The war between antibiotics and the bacteria they kill is taking a turn for the worse, says Dr. Ligia Pic-Aluas of the Washington Hospital Center.
Dr. Pic-Aluas, an epidemiologist with the District hospital, echoes the concerns of some in her field that more bacteria are becoming resistant to our best medicines.
These “superbugs” won’t be fooled by the same old antibiotics, in part because for years doctors overprescribed existing antibiotics and, in turn, patients clamored for the drugs even when they weren’t needed.
The U.S. Food and Drug Administration reports that diseases such as gonorrhea, malaria, tuberculosis and childhood ear infections all are becoming harder to treat because of increasing levels of antibiotic resistance.
Doctors often are required to use a potent antibiotic to treat sick patients, when in the past, a mild medication would do. That threatens to make the stronger medication more open to resistance in the future, which one day could rob physicians of a vital weapon against disease.
Doctors already have changed some of their attitudes toward dispensing antibiotics, and patients, too, are beginning to use them more rationally. It still may take some time, however, before the war shifts back to favor science.
The more we use antibiotics, Dr. Pic-Aluas says, the more we “select out the organisms resistant to it. We’ve exacerbated the problem by using more and more antibiotics.”
Part of the problem is that in an increasingly mobile society, bacteria can travel from one coast to the other in the time it takes to fly cross-country.

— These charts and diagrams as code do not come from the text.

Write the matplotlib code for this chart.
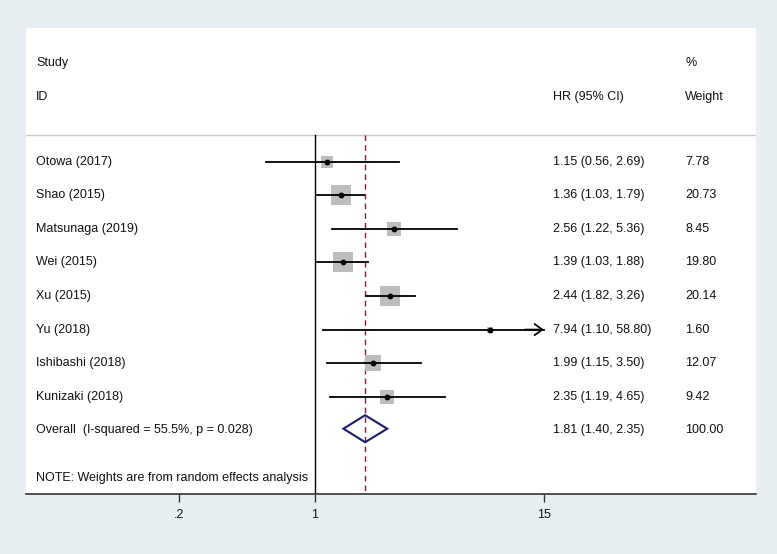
import numpy as np
import matplotlib
matplotlib.use("Agg")
import matplotlib.pyplot as plt
from matplotlib.patches import Polygon
from matplotlib.transforms import blended_transform_factory

# ---- data ----
studies = ["Otowa (2017)", "Shao (2015)", "Matsunaga (2019)", "Wei (2015)", "Xu (2015)",
           "Yu (2018)", "Ishibashi (2018)", "Kunizaki (2018)"]
hr = [1.15, 1.36, 2.56, 1.39, 2.44, 7.94, 1.99, 2.35]
lo = [0.56, 1.03, 1.22, 1.03, 1.82, 1.10, 1.15, 1.19]
hi = [2.69, 1.79, 5.36, 1.88, 3.26, 58.80, 3.50, 4.65]
weights = [7.78, 20.73, 8.45, 19.80, 20.14, 1.60, 12.07, 9.42]
overall_label = "Overall  (I-squared = 55.5%, p = 0.028)"
overall = (1.81, 1.40, 2.35)
overall_weight = 100.00
xticks = [0.2, 1, 15]
xtick_labels = [".2", "1", "15"]
note = "NOTE: Weights are from random effects analysis"

BG = "#E8EFF2"
FONT = ["Liberation Sans", "DejaVu Sans"]
plt.rcParams['font.family'] = FONT

fig = plt.figure(figsize=(7.77, 5.54), dpi=100, facecolor=BG)
W, H = 777, 554
px_left, px_right, px_top, px_bot = 26, 756, 28, 494
ax = fig.add_axes([px_left / W, (H - px_bot) / H, (px_right - px_left) / W, (px_bot - px_top) / H])
ax.set_facecolor("white")
ax.set_xscale("log")

# x limits from pixel mapping: x=1 at px 315, 84.5 px per ln unit
ppl = 84.5
x1px = 315
ax.set_xlim(np.exp((px_left - x1px) / ppl), np.exp((px_right - x1px) / ppl))
row0, step = 161.6, 33.6
ax.set_ylim((px_bot - row0) / step, (px_top - row0) / step)

n = len(studies)
clip_at = 15.0
fontsize = 9.0

y_study = (63 - row0) / step
y_id = (97 - row0) / step
y_sep = (135 - row0) / step
y_note = (478 - row0) / step
span = px_right - px_left
tx_lab = (36 - px_left) / span
tx_hr = (553 - px_left) / span
tx_w = (685 - px_left) / span
bt = blended_transform_factory(ax.transAxes, ax.transData)

def put(x, y, s):
    ax.text(x, y, s, transform=bt, va="center", ha="left", fontsize=fontsize, color="#111111")

put(tx_lab, y_study, "Study")
put(tx_lab, y_id, "ID")
put(tx_hr, y_id, "HR (95% CI)")
put(tx_w, y_study, "%")
put(tx_w, y_id, "Weight")

ax.axhline(y_sep, color="#C8C8C8", lw=1.0)

ybottom = ax.get_ylim()[0]
ax.plot([1, 1], [y_sep, ybottom], color="black", lw=1.0, zorder=2)
ax.plot([overall[0], overall[0]], [y_sep, ybottom], color="#8E1B22", lw=1.0,
        dashes=(4, 3), zorder=2)

for i in range(n):
    y = i
    side_px = 4.61 * np.sqrt(weights[i])
    ax.plot(hr[i], y, marker="s", markersize=side_px * 0.72, color="#BDBDBD",
            markeredgewidth=0, zorder=3)
    if hi[i] > clip_at:
        ax.plot([lo[i], clip_at], [y, y], color="black", lw=1.3, zorder=4)
        ax.annotate("", xy=(clip_at, y), xytext=(clip_at * 0.8, y),
                    arrowprops=dict(arrowstyle="->,head_length=0.55,head_width=0.4",
                                    color="black", lw=1.3, shrinkA=0, shrinkB=0), zorder=4)
    else:
        ax.plot([lo[i], hi[i]], [y, y], color="black", lw=1.3, zorder=4)
    ax.plot(hr[i], y, marker="o", markersize=3.2, color="black", zorder=5)
    put(tx_lab, y, studies[i])
    put(tx_hr, y, f"{hr[i]:.2f} ({lo[i]:.2f}, {hi[i]:.2f})")
    put(tx_w, y, f"{weights[i]:.2f}")

# overall diamond
yo = n - 0.05
hh = 13.5 / step
diamond = Polygon([(overall[1], yo), (overall[0], yo - hh), (overall[2], yo), (overall[0], yo + hh)],
                  closed=True, fill=False, edgecolor="#1A1A6E", lw=1.5, zorder=5)
ax.add_patch(diamond)
put(tx_lab, n, overall_label)
put(tx_hr, n, f"{overall[0]:.2f} ({overall[1]:.2f}, {overall[2]:.2f})")
put(tx_w, n, f"{overall_weight:.2f}")

put(tx_lab, y_note, note)

for s in ["top", "left", "right"]:
    ax.spines[s].set_visible(False)
ax.spines["bottom"].set_color("#333333")
ax.spines["bottom"].set_linewidth(1.2)
ax.set_yticks([])
ax.set_xticks(xticks)
ax.set_xticklabels(xtick_labels, fontsize=fontsize, color="#111111")
ax.minorticks_off()
ax.tick_params(axis="x", direction="out", length=6, width=1, color="#333333", pad=5)

fig.savefig("out.png", dpi=100, facecolor=BG)
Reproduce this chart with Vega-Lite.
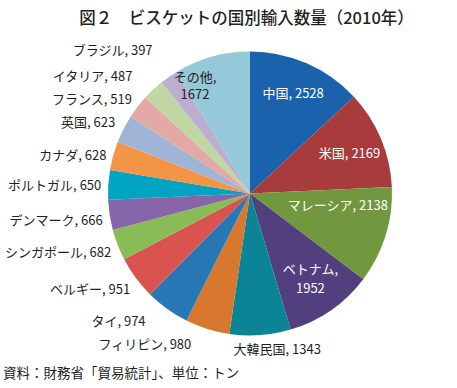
{
  "$schema": "https://vega.github.io/schema/vega-lite/v6.json",
  "autosize": {"type": "pad"},
  "padding": {"left": 3, "top": 10.5, "right": 0, "bottom": 0},
  "config": {"view": {"stroke": null}, "font": "Noto Sans CJK JP"},
  "title": {"text": "図２　ビスケットの国別輸入数量（2010年）", "fontSize": 16.5, "font": "Noto Sans CJK JP", "fontWeight": 500, "color": "#231f20", "anchor": "middle", "frame": "group", "dx": -3.5, "offset": -5},
  "data": {"values": [
    {"rank": 1, "name": "中国", "value": 2528, "label": "中国, 2528"},
    {"rank": 2, "name": "米国", "value": 2169, "label": "米国, 2169"},
    {"rank": 3, "name": "マレーシア", "value": 2138, "label": "マレーシア, 2138"},
    {"rank": 4, "name": "ベトナム", "value": 1952, "label": "ベトナム,\n1952"},
    {"rank": 5, "name": "大韓民国", "value": 1343, "label": "大韓民国, 1343"},
    {"rank": 6, "name": "フィリピン", "value": 980, "label": "フィリピン, 980"},
    {"rank": 7, "name": "タイ", "value": 974, "label": "タイ, 974"},
    {"rank": 8, "name": "ベルギー", "value": 951, "label": "ベルギー, 951"},
    {"rank": 9, "name": "シンガポール", "value": 682, "label": "シンガポール, 682"},
    {"rank": 10, "name": "デンマーク", "value": 666, "label": "デンマーク, 666"},
    {"rank": 11, "name": "ポルトガル", "value": 650, "label": "ポルトガル, 650"},
    {"rank": 12, "name": "カナダ", "value": 628, "label": "カナダ, 628"},
    {"rank": 13, "name": "英国", "value": 623, "label": "英国, 623"},
    {"rank": 14, "name": "フランス", "value": 519, "label": "フランス, 519"},
    {"rank": 15, "name": "イタリア", "value": 487, "label": "イタリア, 487"},
    {"rank": 16, "name": "ブラジル", "value": 397, "label": "ブラジル, 397"},
    {"rank": 17, "name": "その他", "value": 1672, "label": "その他,\n1672"}
  ]},
  "vconcat": [{
    "width": 300,
    "height": 300,
    "title": {"text": "資料：財務省「貿易統計」、単位：トン", "orient": "bottom", "anchor": "start", "frame": "group", "dx": -97, "fontSize": 13.5, "fontWeight": "normal", "offset": 3, "color": "#231f20", "font": "Noto Sans CJK JP"},
    "encoding": {
      "theta": {"field": "value", "type": "quantitative", "stack": true},
      "order": {"field": "rank", "type": "quantitative"}
    },
    "layer": [
      {
        "mark": {"type": "arc", "outerRadius": 142, "strokeWidth": 0},
        "encoding": {
          "color": {"field": "name", "type": "nominal", "legend": null,
            "scale": {
              "domain": ["中国","米国","マレーシア","ベトナム","大韓民国","フィリピン","タイ","ベルギー","シンガポール","デンマーク","ポルトガル","カナダ","英国","フランス","イタリア","ブラジル","その他"],
              "range": ["#1a62ab","#a83b3b","#72983f","#523f7e","#0b8497","#d8782f","#2878b6","#d9534f","#89bb57","#8665a9","#00a4c0","#f39447","#a0b5d6","#e4a8a6","#c0d6a3","#bdadd0","#95c8d8"]
            }
          }
        }
      },
      {
        "mark": {"type": "text", "radius": 108, "fontSize": 13, "color": "white", "align": "center", "baseline": "middle"},
        "encoding": {"text": {"condition": {"test": "datum.name == '中国'", "field": "label"}, "value": ""}}
      },
      {
        "mark": {"type": "text", "radius": 108, "dy": 2, "fontSize": 13, "color": "white", "align": "center", "baseline": "middle"},
        "encoding": {"text": {"condition": {"test": "datum.name == '米国'", "field": "label"}, "value": ""}}
      },
      {
        "mark": {"type": "text", "radius": 92, "dy": -15, "fontSize": 13, "color": "white", "align": "center", "baseline": "middle"},
        "encoding": {"text": {"condition": {"test": "datum.name == 'マレーシア'", "field": "label"}, "value": ""}}
      },
      {
        "mark": {"type": "text", "radius": 106, "dy": -11, "fontSize": 13, "color": "white", "align": "center", "baseline": "middle", "lineBreak": "\n", "lineHeight": 19},
        "encoding": {"text": {"condition": {"test": "datum.name == 'ベトナム'", "field": "label"}, "value": ""}}
      },
      {
        "mark": {"type": "text", "radius": 112, "dx": -25, "dy": -8, "fontSize": 13, "color": "#231f20", "align": "center", "baseline": "middle", "lineBreak": "\n", "lineHeight": 17},
        "encoding": {"text": {"condition": {"test": "datum.name == 'その他'", "field": "label"}, "value": ""}}
      },
      {
        "mark": {"type": "text", "radius": 149, "dy": 2, "fontSize": 13, "color": "#231f20", "align": "right", "baseline": "middle"},
        "encoding": {"text": {"condition": {"test": "indexof(['ポルトガル','カナダ'], datum.name) >= 0", "field": "label"}, "value": ""}}
      },
      {
        "mark": {"type": "text", "radius": 149, "dy": 5, "fontSize": 13, "color": "#231f20", "align": "right", "baseline": "middle"},
        "encoding": {"text": {"condition": {"test": "indexof(['シンガポール','デンマーク'], datum.name) >= 0", "field": "label"}, "value": ""}}
      },
      {
        "mark": {"type": "text", "radius": 149, "dy": 8, "fontSize": 13, "color": "#231f20", "align": "right", "baseline": "middle"},
        "encoding": {"text": {"condition": {"test": "datum.name == 'ベルギー'", "field": "label"}, "value": ""}}
      },
      {
        "mark": {"type": "text", "radius": 149, "dy": -2, "fontSize": 13, "color": "#231f20", "align": "right", "baseline": "middle"},
        "encoding": {"text": {"condition": {"test": "datum.name == 'フランス'", "field": "label"}, "value": ""}}
      },
      {
        "mark": {"type": "text", "radius": 149, "dy": -3, "dx": -2, "fontSize": 13, "color": "#231f20", "align": "right", "baseline": "middle"},
        "encoding": {"text": {"condition": {"test": "datum.name == '英国'", "field": "label"}, "value": ""}}
      },
      {
        "mark": {"type": "text", "radius": 162, "dx": -10, "dy": -3, "fontSize": 13, "color": "#231f20", "align": "right", "baseline": "middle"},
        "encoding": {"text": {"condition": {"test": "indexof(['タイ','フィリピン'], datum.name) >= 0", "field": "label"}, "value": ""}}
      },
      {
        "mark": {"type": "text", "radius": 162, "dx": -7, "dy": 2, "fontSize": 13, "color": "#231f20", "align": "right", "baseline": "middle"},
        "encoding": {"text": {"condition": {"test": "datum.name == 'イタリア'", "field": "label"}, "value": ""}}
      },
      {
        "mark": {"type": "text", "radius": 162, "dx": -5, "dy": -9, "fontSize": 13, "color": "#231f20", "align": "right", "baseline": "middle"},
        "encoding": {"text": {"condition": {"test": "datum.name == 'ブラジル'", "field": "label"}, "value": ""}}
      },
      {
        "mark": {"type": "text", "radius": 157, "dx": 16, "fontSize": 13, "color": "#231f20", "align": "center", "baseline": "middle"},
        "encoding": {"text": {"condition": {"test": "datum.name == '大韓民国'", "field": "label"}, "value": ""}}
      }
    ]
  }]
}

“Once it shows up in one place, it takes no time for it to show up in another place,” she says.
Dr. Pic-Aluas says researchers once were able to create new antibiotic drugs to counter many resistant bacteria. Today, few new medicines are being counted on to stave off tomorrow’s bacteria. The process, alas, isn’t quick or inexpensive.
“Creating one takes 10 years to bring to the market,” she says. “The problem with antibiotics is they have a short life.”

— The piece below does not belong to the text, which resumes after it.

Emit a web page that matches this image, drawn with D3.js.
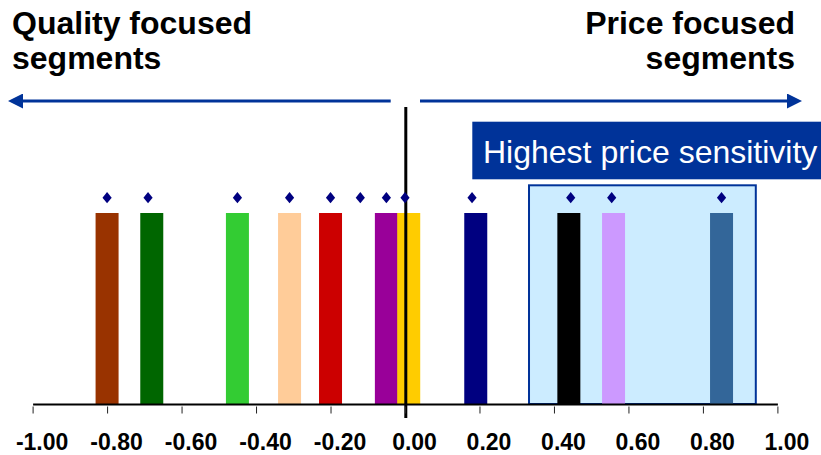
<!DOCTYPE html>
<html>
<head>
<meta charset="utf-8">
<script src="https://cdn.jsdelivr.net/npm/d3@7"></script>
<style>
  html, body { margin: 0; padding: 0; background: #fff; }
  svg { display: block; font-family: "Liberation Sans", Arial, sans-serif; }
</style>
</head>
<body>
<svg id="chart" width="821" height="455"></svg>
<script>
// Segment positions on the quality (-1) to price (+1) focus scale
const segmentNames = ["Segment A", "Segment B", "Segment C", "Segment D", "Segment E", "Segment F",
                      "Segment G", "Segment H", "Segment I", "Segment J", "Segment K"];
const segmentScores = [-0.80, -0.68, -0.45, -0.31, -0.20, -0.05, 0.01, 0.19, 0.44, 0.56, 0.85];
const segmentHeights = [100, 100, 100, 100, 100, 100, 100, 100, 100, 100, 100];
const segmentColors = ["#993300", "#006600", "#33CC33", "#FFCC99", "#CC0000", "#990099",
                       "#FFCC00", "#000080", "#000000", "#CC99FF", "#336699"];

// Marker series
const markerScores = [-0.80, -0.69, -0.45, -0.31, -0.20, -0.12, -0.05, 0.00, 0.18, 0.445, 0.555, 0.85];
const markerLevels = [108, 108, 108, 108, 108, 108, 108, 108, 108, 108, 108, 108];

// Axis ticks
const tickValues = [-1, -0.8, -0.6, -0.4, -0.2, 0, 0.2, 0.4, 0.6, 0.8, 1];
const tickLabels = ["-1.00", "-0.80", "-0.60", "-0.40", "-0.20", "0.00", "0.20", "0.40", "0.60", "0.80", "1.00"];

// Highlighted price-sensitive range
const highlightRange = [0.333, 0.942];
const highlightTop = 114.5;
const highlightLabel = "Highest price sensitivity";

const headingLeft = ["Quality focused", "segments"];
const headingRight = ["Price focused", "segments"];

const svg = d3.select("#chart");
const navy = "#003399";

const x = d3.scaleLinear().domain([-1, 1]).range([32.6, 777.4]);
const y = d3.scaleLinear().domain([0, 100]).range([404, 213]);

// Highlight band
svg.append("rect")
  .attr("x", x(highlightRange[0]))
  .attr("y", y(highlightTop))
  .attr("width", x(highlightRange[1]) - x(highlightRange[0]))
  .attr("height", y(0) - y(highlightTop))
  .attr("fill", "#CCECFF")
  .attr("stroke", navy)
  .attr("stroke-width", 2);

// Bars
const barW = 23;
svg.append("g").selectAll("rect")
  .data(segmentScores.map((s, i) => ({ s, h: segmentHeights[i], c: segmentColors[i], n: segmentNames[i] })))
  .join("rect")
  .attr("x", d => x(d.s) - barW / 2)
  .attr("y", d => y(d.h))
  .attr("width", barW)
  .attr("height", d => y(0) - y(d.h))
  .attr("fill", d => d.c);

// Zero line
svg.append("line")
  .attr("x1", x(0) + 0.8).attr("x2", x(0) + 0.8)
  .attr("y1", 107).attr("y2", 418)
  .attr("stroke", "#000").attr("stroke-width", 3);

// Diamond markers
const dw = 4.6, dh = 5.6;
svg.append("g").selectAll("path")
  .data(markerScores.map((s, i) => ({ s, v: markerLevels[i] })))
  .join("path")
  .attr("d", d => {
    const cx = x(d.s), cy = y(d.v);
    return `M${cx},${cy - dh}L${cx + dw},${cy}L${cx},${cy + dh}L${cx - dw},${cy}Z`;
  })
  .attr("fill", "#000080");

// X axis
const axis = d3.axisBottom(x)
  .tickValues(tickValues)
  .tickFormat((d, i) => tickLabels[i])
  .tickSizeInner(7)
  .tickSizeOuter(0)
  .tickPadding(0);

const gx = svg.append("g")
  .attr("transform", `translate(0,${y(0)})`)
  .call(axis);
gx.select(".domain").attr("stroke", "#000").attr("stroke-width", 2);
gx.selectAll(".tick line").attr("y1", 2.5).attr("y2", 9.5).attr("stroke", "#222").attr("stroke-width", 1);
gx.selectAll(".tick text")
  .attr("y", 46)
  .attr("dy", 0)
  .attr("dx", 9)
  .attr("fill", "#000")
  .style("font-size", "23px")
  .style("font-weight", "bold")
  .style("font-family", "'Liberation Sans', Arial, sans-serif");

// Direction arrows
const defs = svg.append("defs");
["left", "right"].forEach(k => {
  defs.append("marker")
    .attr("id", "head-" + k)
    .attr("viewBox", "0 0 10 10")
    .attr("refX", 2).attr("refY", 5)
    .attr("markerWidth", 5).attr("markerHeight", 5)
    .attr("markerUnits", "strokeWidth")
    .attr("orient", "auto")
    .append("path")
    .attr("d", "M0,0L10,5L0,10Z")
    .attr("fill", navy);
});
svg.append("line")
  .attr("x1", 390.7).attr("x2", 20)
  .attr("y1", 101).attr("y2", 101)
  .attr("stroke", navy).attr("stroke-width", 3)
  .attr("marker-end", "url(#head-left)");
svg.append("line")
  .attr("x1", 420).attr("x2", 790)
  .attr("y1", 101).attr("y2", 101)
  .attr("stroke", navy).attr("stroke-width", 3)
  .attr("marker-end", "url(#head-right)");

// Headings
const headStyle = sel => sel
  .style("font-size", "32px")
  .style("font-weight", "bold")
  .attr("fill", "#000");
headingLeft.forEach((t, i) => {
  svg.append("text").attr("x", 12).attr("y", 34 + i * 35).text(t).call(headStyle);
});
headingRight.forEach((t, i) => {
  svg.append("text").attr("x", 795).attr("y", 34 + i * 35)
    .attr("text-anchor", "end").text(t).call(headStyle);
});

// Highlight label box
svg.append("rect")
  .attr("x", 472.3).attr("y", 121.7)
  .attr("width", 821 - 472.3).attr("height", 57.6)
  .attr("fill", navy);
svg.append("text")
  .attr("x", 483).attr("y", 163)
  .attr("fill", "#fff")
  .style("font-size", "32px")
  .text(highlightLabel);
</script>
</body>
</html>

Worse, she says, drug companies don’t have as much incentive to create them because they require plenty of funding and can be made obsolete, in some cases within a short time frame.
A bacteria like streptococcus, also known as strep, never became resistant to penicillin, the first antibiotic, she says. Staphylococcus, however, became resistant to it in a short period of time and then, one by one, it became resistant to other drugs, so it’s never certain when a bacteria strain will become resistant to a particular drug.
“There’s a lot of genetic change required [for bacteria] to become resistant,” she says.
Plus, a potentially helpful new drug may have side effects that make it impractical to administer.